Em 2022, foram registrados mais de 11 mil delitos de ocorrências criminais relacionadas à Lei Maria da Penha pela Coordenadoria de Estatística e Análise Criminal (Ceacrim), da Secretaria de Estado da Segurança Pública (SSP/SE), entre ameaças, lesão corporal, vias de fato, injúria, perseguição, difamação, entre outros. No ano passado, 19 mulheres foram vítimas de feminicídio em Sergipe, crime tipificado pela lei 13.104/15, que se refere ao assassinato de mulheres cometido em razão do gênero. Ou seja, a vítima é morta por ser mulher.

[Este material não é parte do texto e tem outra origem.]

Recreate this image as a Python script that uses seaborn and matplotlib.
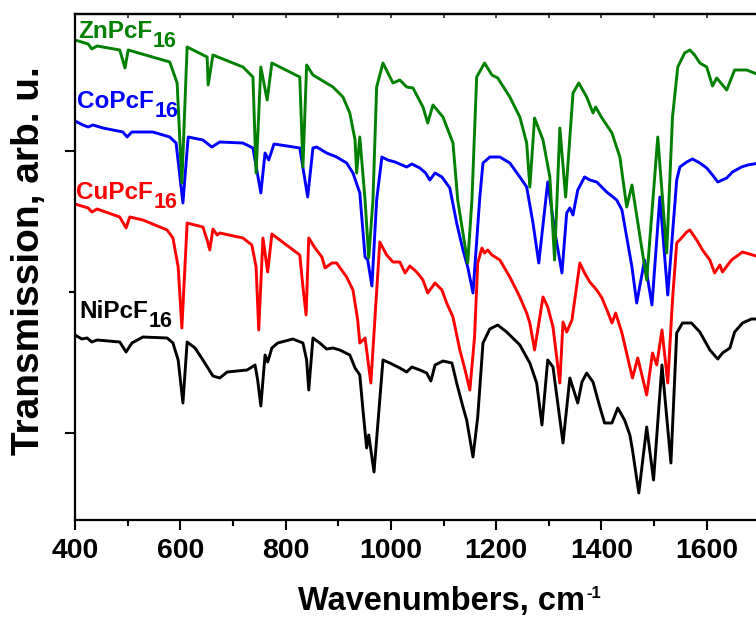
"""
FTIR spectra of MPcF16 (M = Zn, Co, Cu, Ni), stacked with offsets
"""
import matplotlib
matplotlib.use('Agg')
import matplotlib.pyplot as plt
import pandas as pd
import seaborn as sns
from matplotlib.ticker import FixedLocator

# (wavenumber cm-1, transmission arb. u. incl. offset)
ZN_PCF16 = [(400, 480), (425, 476), (432, 471), (442, 474), (485, 470), (495, 452), (501, 470), (580, 458),
            (594, 437), (603, 337), (613, 473), (651, 463), (653, 435), (662, 465), (719, 453), (738, 443),
            (744, 347), (753, 453), (765, 420), (774, 457), (827, 443), (833, 353), (840, 455), (852, 445),
            (890, 433), (909, 423), (922, 407), (932, 380), (935, 347), (941, 383), (951, 320), (958, 262),
            (966, 320), (973, 433), (985, 457), (1004, 437), (1017, 440), (1030, 433), (1042, 432),
            (1061, 413), (1070, 397), (1080, 415), (1099, 403), (1118, 377), (1127, 320), (1146, 257),
            (1154, 320), (1163, 443), (1178, 457), (1192, 445), (1203, 442), (1226, 423), (1245, 403),
            (1258, 377), (1264, 333), (1273, 402), (1289, 380), (1302, 343), (1311, 260), (1321, 392),
            (1332, 323), (1346, 427), (1357, 437), (1372, 423), (1384, 407), (1389, 413), (1401, 402),
            (1420, 387), (1435, 363), (1448, 313), (1458, 335), (1486, 240), (1507, 383), (1524, 267),
            (1535, 403), (1545, 453), (1558, 467), (1568, 470), (1577, 465), (1587, 457), (1600, 453),
            (1611, 434), (1619, 442), (1638, 430), (1653, 450), (1676, 450), (1700, 445)]

CO_PCF16 = [(400, 399), (415, 395), (425, 393), (434, 395), (453, 392), (491, 388), (499, 383), (508, 388),
            (548, 388), (580, 383), (592, 377), (605, 317), (615, 383), (643, 380), (660, 373), (675, 378),
            (719, 377), (738, 372), (753, 327), (761, 367), (768, 360), (778, 376), (827, 372), (842, 323),
            (852, 372), (859, 373), (878, 367), (897, 363), (916, 357), (928, 347), (941, 327), (951, 263),
            (956, 260), (964, 234), (973, 320), (983, 363), (994, 360), (1008, 358), (1030, 353),
            (1040, 356), (1055, 352), (1066, 347), (1074, 340), (1084, 347), (1097, 343), (1112, 332),
            (1125, 297), (1137, 270), (1146, 253), (1156, 227), (1169, 323), (1175, 357), (1188, 363),
            (1207, 363), (1226, 357), (1245, 343), (1258, 333), (1270, 297), (1281, 257), (1298, 338),
            (1311, 290), (1325, 247), (1334, 307), (1340, 312), (1346, 305), (1355, 330), (1368, 343),
            (1378, 340), (1391, 338), (1410, 328), (1429, 320), (1439, 310), (1448, 283), (1458, 253),
            (1467, 217), (1482, 260), (1496, 215), (1511, 323), (1526, 225), (1543, 340), (1549, 353),
            (1562, 358), (1573, 361), (1587, 357), (1600, 352), (1611, 345), (1621, 338), (1638, 342),
            (1649, 348), (1666, 353), (1678, 355), (1700, 357)]

CU_PCF16 = [(400, 316), (425, 312), (432, 308), (442, 311), (485, 303), (497, 292), (504, 303), (529, 300),
            (575, 290), (586, 282), (596, 253), (603, 192), (613, 297), (643, 293), (651, 280), (656, 270),
            (662, 291), (670, 285), (675, 287), (719, 282), (736, 275), (744, 253), (749, 190), (757, 282),
            (766, 248), (774, 286), (827, 265), (833, 233), (839, 205), (844, 282), (856, 272), (869, 263),
            (875, 252), (888, 257), (897, 257), (916, 243), (928, 230), (937, 200), (941, 177), (951, 182),
            (962, 137), (972, 220), (979, 278), (992, 265), (1004, 258), (1017, 258), (1027, 247),
            (1036, 254), (1049, 248), (1061, 240), (1070, 227), (1084, 237), (1097, 230), (1106, 217),
            (1118, 203), (1131, 170), (1141, 150), (1150, 130), (1159, 183), (1165, 257), (1173, 272),
            (1178, 267), (1184, 270), (1192, 265), (1207, 260), (1226, 243), (1245, 223), (1258, 207),
            (1264, 197), (1273, 170), (1283, 203), (1289, 223), (1298, 213), (1308, 193), (1321, 137),
            (1327, 198), (1334, 188), (1344, 200), (1359, 257), (1368, 247), (1378, 238), (1391, 230),
            (1401, 222), (1412, 208), (1420, 197), (1427, 207), (1439, 187), (1454, 153), (1459, 142),
            (1469, 162), (1486, 125), (1497, 167), (1505, 155), (1515, 190), (1526, 137), (1535, 220),
            (1543, 277), (1552, 282), (1562, 288), (1568, 290), (1581, 280), (1592, 270), (1606, 260),
            (1615, 247), (1625, 255), (1630, 248), (1647, 260), (1668, 268), (1700, 263)]

NI_PCF16 = [(400, 185), (413, 181), (423, 182), (432, 178), (442, 180), (485, 178), (497, 168), (508, 177),
            (529, 183), (575, 182), (586, 177), (596, 160), (605, 117), (613, 178), (628, 172), (643, 160),
            (662, 144), (675, 142), (689, 148), (727, 150), (742, 155), (747, 140), (753, 114), (761, 165),
            (766, 158), (774, 172), (785, 177), (814, 181), (833, 177), (840, 160), (844, 130), (852, 182),
            (865, 177), (878, 171), (890, 172), (903, 170), (922, 165), (932, 152), (941, 145), (947, 110),
            (954, 72), (958, 85), (968, 48), (985, 160), (998, 157), (1017, 152), (1030, 148), (1040, 153),
            (1055, 150), (1068, 147), (1076, 139), (1084, 155), (1099, 159), (1116, 157), (1125, 137),
            (1137, 113), (1144, 100), (1156, 63), (1165, 103), (1175, 177), (1188, 191), (1203, 195),
            (1220, 188), (1245, 175), (1264, 157), (1277, 137), (1287, 95), (1298, 160), (1308, 153),
            (1327, 77), (1340, 142), (1355, 117), (1363, 138), (1372, 147), (1384, 138), (1397, 113),
            (1406, 97), (1420, 97), (1431, 112), (1444, 100), (1454, 85), (1459, 70), (1471, 27), (1486, 93),
            (1499, 40), (1515, 155), (1532, 57), (1543, 187), (1554, 197), (1571, 197), (1587, 188),
            (1606, 170), (1621, 161), (1630, 167), (1644, 172), (1653, 188), (1668, 197), (1685, 201),
            (1700, 201)]

SAMPLES = ['NiPcF', 'CuPcF', 'CoPcF', 'ZnPcF']
SPECTRA = [NI_PCF16, CU_PCF16, CO_PCF16, ZN_PCF16]
COLORS = {'NiPcF': '#000000', 'CuPcF': '#ff0000', 'CoPcF': '#0000ff', 'ZnPcF': '#008000'}
# label baseline anchors (figure pixels, from top-left)
LABEL_POS = {'ZnPcF': (78, 38), 'CoPcF': (77, 108), 'CuPcF': (76, 199), 'NiPcF': (79, 318)}

X_LIMITS = (400, 1800)
X_MAJOR = [400, 600, 800, 1000, 1200, 1400, 1600]
X_MINOR = [500, 700, 900, 1100, 1300, 1500, 1700]
Y_LIMITS = (0, 506)
Y_MAJOR = [87, 369]
Y_MINOR = [228]

W, H = 756, 617

if __name__ == '__main__':
    frames = []
    for name, spectrum in zip(SAMPLES, SPECTRA):
        part = pd.DataFrame(spectrum, columns=['wavenumber', 'transmission'])
        part['sample'] = name
        frames.append(part)
    df = pd.concat(frames, ignore_index=True)

    sns.set_theme(style='ticks')
    plt.rcParams['font.family'] = ['Liberation Sans', 'DejaVu Sans']
    plt.rcParams['font.weight'] = 'bold'
    plt.rcParams['lines.solid_joinstyle'] = 'round'

    fig = plt.figure(figsize=(W / 100, H / 100), dpi=100)
    # axis runs to 1800 cm-1, the right part is cut off by the figure edge as in the source image
    ax = fig.add_axes([75 / W, 1 - 520 / H, 737 / W, 506 / H])

    sns.lineplot(data=df, x='wavenumber', y='transmission', hue='sample', hue_order=SAMPLES,
                 palette=COLORS, estimator=None, sort=False, linewidth=2.1, legend=False, ax=ax)

    ax.set_xlim(*X_LIMITS)
    ax.set_ylim(*Y_LIMITS)
    ax.set_xlabel('')
    ax.set_ylabel('')

    ax.xaxis.set_major_locator(FixedLocator(X_MAJOR))
    ax.xaxis.set_minor_locator(FixedLocator(X_MINOR))
    ax.yaxis.set_major_locator(FixedLocator(Y_MAJOR))
    ax.yaxis.set_minor_locator(FixedLocator(Y_MINOR))
    ax.set_yticklabels([])
    ax.tick_params(which='major', direction='out', length=7, width=1.5, color='black')
    ax.tick_params(which='minor', direction='out', length=4, width=1.5, color='black')
    ax.tick_params(axis='x', labelsize=20.5, pad=6, labelcolor='black')
    for lbl in ax.get_xticklabels():
        lbl.set_fontweight('bold')

    top = ax.secondary_xaxis('top')
    top.xaxis.set_major_locator(FixedLocator(X_MAJOR))
    top.xaxis.set_minor_locator(FixedLocator(X_MINOR))
    top.tick_params(which='both', direction='in', length=3, width=1.2, labeltop=False)
    top.spines['top'].set_linewidth(1.6)

    for side in ['left', 'bottom', 'top']:
        ax.spines[side].set_linewidth(1.6)
        ax.spines[side].set_color('black')
    ax.spines['right'].set_visible(False)

    for name in SAMPLES:
        px, py = LABEL_POS[name]
        main = fig.text(px / W, 1 - py / H, name, color=COLORS[name], fontsize=17.5,
                        fontweight='bold', va='baseline', ha='left')
        ax.annotate('16', xy=(1, 0), xycoords=main, xytext=(0.5, -3), textcoords='offset points',
                    color=COLORS[name], fontsize=15.5, fontweight='bold', va='baseline', ha='left')

    xlab = fig.text(442 / W, 1 - 610 / H, 'Wavenumbers, cm', fontsize=23.5, fontweight='bold',
                    ha='center', va='baseline', color='black')
    ax.annotate('-1', xy=(1, 1), xycoords=xlab, xytext=(0.5, -9), textcoords='offset points',
                fontsize=12, fontweight='bold', va='baseline', ha='left', color='black')
    fig.text(29 / W, 1 - 261 / H, 'Transmission, arb. u.', fontsize=28, fontweight='bold',
             ha='center', va='center', rotation=90, color='black')

    fig.savefig('out.png', dpi=100)
    plt.close(fig)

Nos anos de 2021 e 2022, foram 3.797 ocorrências de lesão corporal no estado, sendo 1.996 em 2022 e 1.801 em 2021.
A Lei Maria da Penha (Lei nº 11.340/06) trouxe maior enfoque à assistência à vítima de violência doméstica direcionada ao gênero feminino. A legislação prevê como violência contra mulher qualquer forma de agressão física, sexual, psicológica ou moral, praticada em ambiente doméstico, familiar, ou em qualquer outro lugar, desde que baseada no gênero.
Todo mundo mete a colher
As ações penais referentes à violência doméstica independem da vontade da vítima. Assim, qualquer pessoa pode denunciar o caso, a fim de repelir a continuidade da agressão. “Em 2020, na fase inicial da pandemia, a gente já começou a observar um acréscimo de denúncias por parte de terceiros e isso tem feito diferença no combate a esse tipo de violência”, disse a titular da Delegacia Especializada de Atendimento à Mulher.

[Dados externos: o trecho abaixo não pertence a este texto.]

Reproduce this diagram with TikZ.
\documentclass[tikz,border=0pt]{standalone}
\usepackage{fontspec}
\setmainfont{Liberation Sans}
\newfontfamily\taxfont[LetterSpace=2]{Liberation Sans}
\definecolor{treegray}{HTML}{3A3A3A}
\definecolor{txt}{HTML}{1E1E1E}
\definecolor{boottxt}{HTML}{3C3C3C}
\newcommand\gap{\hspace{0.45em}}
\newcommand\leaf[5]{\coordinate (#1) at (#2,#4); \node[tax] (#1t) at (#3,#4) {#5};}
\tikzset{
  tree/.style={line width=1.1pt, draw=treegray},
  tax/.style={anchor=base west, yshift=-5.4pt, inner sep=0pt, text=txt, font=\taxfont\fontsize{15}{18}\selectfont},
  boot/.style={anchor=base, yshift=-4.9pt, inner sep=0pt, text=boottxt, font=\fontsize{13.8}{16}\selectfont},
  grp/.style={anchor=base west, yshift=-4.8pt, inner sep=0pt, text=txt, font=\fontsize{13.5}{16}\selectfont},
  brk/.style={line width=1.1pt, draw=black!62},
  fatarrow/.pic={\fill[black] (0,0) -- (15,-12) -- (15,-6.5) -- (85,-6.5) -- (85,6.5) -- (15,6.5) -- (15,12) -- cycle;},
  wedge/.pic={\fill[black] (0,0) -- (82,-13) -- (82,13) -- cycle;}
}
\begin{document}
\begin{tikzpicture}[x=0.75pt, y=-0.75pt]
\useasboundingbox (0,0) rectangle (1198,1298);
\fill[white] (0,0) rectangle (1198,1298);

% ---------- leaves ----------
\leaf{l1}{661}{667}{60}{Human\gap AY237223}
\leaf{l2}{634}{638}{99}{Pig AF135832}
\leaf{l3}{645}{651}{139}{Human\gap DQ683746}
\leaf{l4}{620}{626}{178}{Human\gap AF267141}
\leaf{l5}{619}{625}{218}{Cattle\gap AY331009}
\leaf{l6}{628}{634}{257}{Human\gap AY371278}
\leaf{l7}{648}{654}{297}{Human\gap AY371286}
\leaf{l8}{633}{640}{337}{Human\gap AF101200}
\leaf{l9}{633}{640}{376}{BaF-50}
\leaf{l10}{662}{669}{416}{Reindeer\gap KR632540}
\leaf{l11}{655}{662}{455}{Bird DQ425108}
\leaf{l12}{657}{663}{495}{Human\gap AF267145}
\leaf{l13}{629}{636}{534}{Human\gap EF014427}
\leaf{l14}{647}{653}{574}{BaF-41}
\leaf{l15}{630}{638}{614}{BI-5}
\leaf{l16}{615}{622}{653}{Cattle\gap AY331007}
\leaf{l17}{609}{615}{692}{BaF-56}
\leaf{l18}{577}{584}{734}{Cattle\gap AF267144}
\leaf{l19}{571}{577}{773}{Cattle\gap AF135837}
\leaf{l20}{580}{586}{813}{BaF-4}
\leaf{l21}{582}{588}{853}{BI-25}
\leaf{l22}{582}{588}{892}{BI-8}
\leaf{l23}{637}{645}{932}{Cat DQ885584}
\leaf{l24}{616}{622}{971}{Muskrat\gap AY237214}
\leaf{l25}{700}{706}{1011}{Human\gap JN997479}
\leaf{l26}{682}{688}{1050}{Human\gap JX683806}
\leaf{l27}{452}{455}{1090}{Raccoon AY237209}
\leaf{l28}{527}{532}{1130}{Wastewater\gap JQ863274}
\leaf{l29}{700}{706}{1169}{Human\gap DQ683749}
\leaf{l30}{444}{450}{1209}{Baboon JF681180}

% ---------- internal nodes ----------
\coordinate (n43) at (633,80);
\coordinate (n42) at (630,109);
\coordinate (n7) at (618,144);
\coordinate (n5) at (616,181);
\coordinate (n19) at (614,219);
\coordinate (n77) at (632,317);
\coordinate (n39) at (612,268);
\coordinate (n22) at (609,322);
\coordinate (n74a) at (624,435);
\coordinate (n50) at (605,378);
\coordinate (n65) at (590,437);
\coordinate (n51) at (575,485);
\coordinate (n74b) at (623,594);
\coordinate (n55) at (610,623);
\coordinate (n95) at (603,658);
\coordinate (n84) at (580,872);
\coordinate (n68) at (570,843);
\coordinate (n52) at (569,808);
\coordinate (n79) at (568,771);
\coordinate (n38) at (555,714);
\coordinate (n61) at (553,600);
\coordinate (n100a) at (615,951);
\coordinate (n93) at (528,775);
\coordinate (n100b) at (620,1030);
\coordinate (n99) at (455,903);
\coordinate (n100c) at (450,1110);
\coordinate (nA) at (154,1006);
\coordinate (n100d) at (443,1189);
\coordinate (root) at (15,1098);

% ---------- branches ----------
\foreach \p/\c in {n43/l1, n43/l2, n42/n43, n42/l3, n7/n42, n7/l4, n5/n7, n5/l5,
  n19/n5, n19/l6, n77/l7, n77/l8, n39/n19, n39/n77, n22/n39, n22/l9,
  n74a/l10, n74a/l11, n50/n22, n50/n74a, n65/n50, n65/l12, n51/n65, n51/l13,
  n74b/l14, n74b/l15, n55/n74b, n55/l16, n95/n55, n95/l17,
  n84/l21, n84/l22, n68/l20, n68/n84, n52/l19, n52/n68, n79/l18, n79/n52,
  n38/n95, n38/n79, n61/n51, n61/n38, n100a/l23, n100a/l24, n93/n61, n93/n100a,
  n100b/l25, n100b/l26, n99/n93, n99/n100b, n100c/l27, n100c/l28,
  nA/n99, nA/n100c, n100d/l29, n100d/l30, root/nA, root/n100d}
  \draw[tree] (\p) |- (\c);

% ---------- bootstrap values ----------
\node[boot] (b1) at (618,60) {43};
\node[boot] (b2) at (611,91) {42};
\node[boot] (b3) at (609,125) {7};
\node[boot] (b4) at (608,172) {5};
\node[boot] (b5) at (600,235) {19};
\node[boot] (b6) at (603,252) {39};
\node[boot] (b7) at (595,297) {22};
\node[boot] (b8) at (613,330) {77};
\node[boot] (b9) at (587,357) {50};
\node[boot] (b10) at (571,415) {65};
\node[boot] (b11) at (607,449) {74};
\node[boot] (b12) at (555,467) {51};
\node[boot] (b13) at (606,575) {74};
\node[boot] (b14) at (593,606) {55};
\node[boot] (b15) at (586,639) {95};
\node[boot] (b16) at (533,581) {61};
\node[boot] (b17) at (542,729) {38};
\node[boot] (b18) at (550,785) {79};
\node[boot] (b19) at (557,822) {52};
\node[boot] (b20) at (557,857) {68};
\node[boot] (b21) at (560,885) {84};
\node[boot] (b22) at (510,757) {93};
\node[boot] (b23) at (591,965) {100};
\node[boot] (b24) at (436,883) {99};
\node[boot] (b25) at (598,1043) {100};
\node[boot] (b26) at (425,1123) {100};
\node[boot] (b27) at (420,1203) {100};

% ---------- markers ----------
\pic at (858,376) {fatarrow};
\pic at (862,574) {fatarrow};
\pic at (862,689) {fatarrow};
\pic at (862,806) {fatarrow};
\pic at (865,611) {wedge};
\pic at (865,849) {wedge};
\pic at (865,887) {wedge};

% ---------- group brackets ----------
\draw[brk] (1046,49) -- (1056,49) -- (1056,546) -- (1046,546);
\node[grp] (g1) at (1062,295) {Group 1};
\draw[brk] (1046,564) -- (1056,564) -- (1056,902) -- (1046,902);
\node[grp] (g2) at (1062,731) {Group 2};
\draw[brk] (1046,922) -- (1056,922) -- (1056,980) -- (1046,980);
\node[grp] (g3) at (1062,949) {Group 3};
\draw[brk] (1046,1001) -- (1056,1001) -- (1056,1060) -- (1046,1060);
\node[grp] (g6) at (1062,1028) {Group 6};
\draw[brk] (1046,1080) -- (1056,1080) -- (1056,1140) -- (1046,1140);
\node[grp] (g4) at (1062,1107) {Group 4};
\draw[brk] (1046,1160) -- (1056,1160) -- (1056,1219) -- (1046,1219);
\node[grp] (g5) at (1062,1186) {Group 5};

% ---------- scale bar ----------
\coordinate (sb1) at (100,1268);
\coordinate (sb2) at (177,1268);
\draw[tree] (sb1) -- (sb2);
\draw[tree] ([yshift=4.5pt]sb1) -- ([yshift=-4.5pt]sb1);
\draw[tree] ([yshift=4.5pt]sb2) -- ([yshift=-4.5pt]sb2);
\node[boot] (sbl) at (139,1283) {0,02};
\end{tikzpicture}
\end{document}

São vários os canais para denúncia: se a violência tiver acabado de acontecer, deve ser acionado o 190, para que a polícia tente fazer uma prisão em flagrante. Caso não seja possível, a vítima pode ir pessoalmente ao Departamento de Atendimento a Grupos Vulneráveis (DAGV) ou procurar a delegacia da sua cidade. Também existe o Disque Denúncia, por meio dos números 180 ou 181.
Relacionamento tóxico
Um relacionamento tóxico nem sempre é fácil de identificar, como relata a publicitária V.P. “Nunca conseguia ver isso quando estava vivendo a relação. Não enxergava a situação abusiva, na qual eu era colocada como louca, como ciumenta, questionada por coisas triviais e silenciada. Também me isolei de minhas amigas, porque ele não gostava delas. E quando acabou o relacionamento eu achava que eu era a errada, até perceber que eu estava vivendo uma relação abusiva”, conta.

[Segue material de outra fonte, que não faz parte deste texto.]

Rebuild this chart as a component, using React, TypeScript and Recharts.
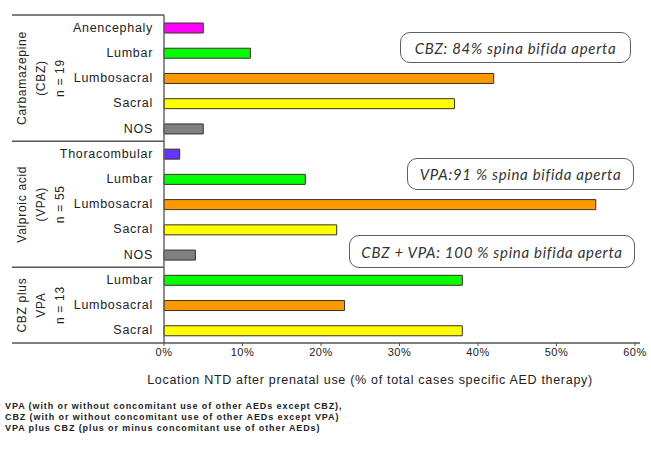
import React from 'react';
import { BarChart, Bar, XAxis, YAxis, Cell } from 'recharts';

const rowLabels = ['Anencephaly', 'Lumbar', 'Lumbosacral', 'Sacral', 'NOS', 'Thoracombular', 'Lumbar', 'Lumbosacral', 'Sacral', 'NOS', 'Lumbar', 'Lumbosacral', 'Sacral'];
const rowValues = [5, 11, 42, 37, 5, 2, 18, 55, 22, 4, 38, 23, 38];
const groupLabels = [
  ['Carbamazepine', '(CBZ)', 'n = 19'],
  ['Valproic acid', '(VPA)', 'n = 55'],
  ['CBZ plus', 'VPA', 'n = 13'],
];
const groupStart = [0, 5, 10];
const groupMid = [2, 7, 11];
const xTicks = [0, 10, 20, 30, 40, 50, 60];
const xTitle = 'Location NTD after prenatal use (% of total cases specific AED therapy)';
const notes = [
  'CBZ: 84% spina bifida aperta',
  'VPA:91 % spina bifida aperta',
  'CBZ + VPA: 100 % spina bifida aperta',
];
const footnotes = [
  'VPA (with or without concomitant use of other AEDs except CBZ),',
  'CBZ (with or without concomitant use of other AEDs except VPA)',
  'VPA plus CBZ (plus or minus concomitant use of other AEDs)',
];

const colorMap: Record<string, string> = {
  Anencephaly: '#FF00FF',
  Lumbar: '#00FF00',
  Lumbosacral: '#FF9900',
  Sacral: '#FFFF00',
  NOS: '#808080',
  Thoracombular: '#6633FF',
};

const data = rowLabels.map((l, i) => ({ id: 'r' + i, label: l, value: rowValues[i] }));

const W = 651;
const H = 449;
const TOP = 15;
const BOTTOM_AXIS = 343;
const ROW_H = (BOTTOM_AXIS - TOP) / rowLabels.length;
const FONT = '"Liberation Sans", Arial, sans-serif';

const YTick = (props: any) => {
  const { x, y, index } = props;
  const els: any[] = [];
  els.push(
    <text key="t" x={x} y={y} dy={4} textAnchor="end" fontSize={12.5} letterSpacing={0.7} fill="#222" fontFamily={FONT}>
      {rowLabels[index]}
    </text>
  );
  const gs = groupStart.indexOf(index);
  if (gs >= 0) {
    els.push(<line key="l" x1={12} x2={164} y1={y - ROW_H / 2} y2={y - ROW_H / 2} stroke="#555" strokeWidth={1.5} />);
  }
  if (index === rowLabels.length - 1) {
    els.push(<line key="b" x1={12} x2={640} y1={y + ROW_H / 2} y2={y + ROW_H / 2} stroke="#555" strokeWidth={1.5} />);
  }
  const gm = groupMid.indexOf(index);
  if (gm >= 0) {
    const lines = groupLabels[gm];
    lines.forEach((t, k) => {
      const cx = 22 + k * 19;
      els.push(
        <text key={'g' + k} x={cx} y={y} transform={`rotate(-90 ${cx} ${y})`} dy={4} textAnchor="middle" fontSize={12} letterSpacing={0.7} fill="#222" fontFamily={FONT}>
          {t}
        </text>
      );
    });
  }
  return <g>{els}</g>;
};

const boxStyle = (left: number, top: number, w: number, h: number): React.CSSProperties => ({
  position: 'absolute',
  left,
  top,
  width: w,
  height: h,
  boxSizing: 'border-box',
  border: '1.5px solid #5e5e5e',
  borderRadius: 10,
  display: 'flex',
  alignItems: 'center',
  justifyContent: 'center',
  fontFamily: 'Lato, "Open Sans", sans-serif',
  fontStyle: 'italic',
  fontSize: 15,
  letterSpacing: 0.7,
  color: '#333',
  whiteSpace: 'nowrap',
  background: '#fff',
});

export default function App() {
  return (
    <div style={{ position: 'absolute', left: 0, top: 0, width: W, height: H, background: '#fff', fontFamily: FONT }}>
      <BarChart
        width={W}
        height={H}
        data={data}
        layout="vertical"
        margin={{ top: TOP, right: 16, bottom: H - BOTTOM_AXIS - 40, left: 0 }}
        barCategoryGap={0}
      >
        <XAxis
          type="number"
          domain={[0, 60]}
          ticks={xTicks}
          tickFormatter={(v: number) => v + '%'}
          height={40}
          axisLine={false}
          tickLine={{ stroke: '#555' }}
          tickSize={3}
          tick={{ fontSize: 11, fill: '#222', fontFamily: FONT, letterSpacing: 0.5 }}
        />
        <YAxis
          type="category"
          dataKey="id"
          width={164}
          tickSize={0}
          tickMargin={11}
          axisLine={{ stroke: '#666', strokeWidth: 1.5 }}
          tickLine={false}
          interval={0}
          tick={<YTick />}
        />
        <Bar dataKey="value" barSize={10} isAnimationActive={false} stroke="#3a3020" strokeWidth={1}>
          {data.map((d, i) => (
            <Cell key={i} fill={colorMap[d.label]} />
          ))}
        </Bar>
      </BarChart>
      <div style={{ position: 'absolute', left: 0, width: 740, top: 373, textAlign: 'center', fontSize: 12.5, letterSpacing: 0.7, color: '#222' }}>
        {xTitle}
      </div>
      <div style={boxStyle(400, 32, 231, 31)}>{notes[0]}</div>
      <div style={boxStyle(407, 158, 227, 32)}>{notes[1]}</div>
      <div style={boxStyle(349, 235, 286, 33)}>{notes[2]}</div>
      <div style={{ position: 'absolute', left: 5, top: 401, fontSize: 9, letterSpacing: 0.9, fontWeight: 'bold', color: '#222', lineHeight: '11px', whiteSpace: 'nowrap' }}>
        {footnotes.map((f, i) => (
          <div key={i}>{f}</div>
        ))}
      </div>
    </div>
  );
}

Mesmo dizendo que não passaria mais por isso, depois V.P. se percebia, novamente, num relacionamento em que vivia comportamentos semelhantes aos das relações anteriores. “Na minha relação seguinte se repetiu e acabei porque estávamos tendo muitas brigas e, em algumas situações, quando ele tinha bebido, ficava muito agressivo, embora nunca tenha havido agressão física”, diz, ao acrescentar que depois também descobriu que ele estava com outra pessoa ao mesmo tempo que estava com ela e ainda quis se colocar como vítima da situação.
Na terceira ocasião, ela achava que era só um relacionamento casual, sem compromisso, mas acabou se apegando, abrindo o coração e a pessoa falou que não estava pronta para uma relação. “Mas, quando eu decidi acabar, ele ficava o tempo todo atrás de mim”, revela a publicitária.
Hoje, V.P vive um relacionamento no qual há respeito mútuo e segue na terapia para lidar com as sequelas das experiências anteriores. “Hoje consigo visualizar, de forma mais gritante, o quanto eram tóxicas essas relações, porque estou vivendo uma relação saudável pela primeira vez na minha vida, com 34 anos”, diz.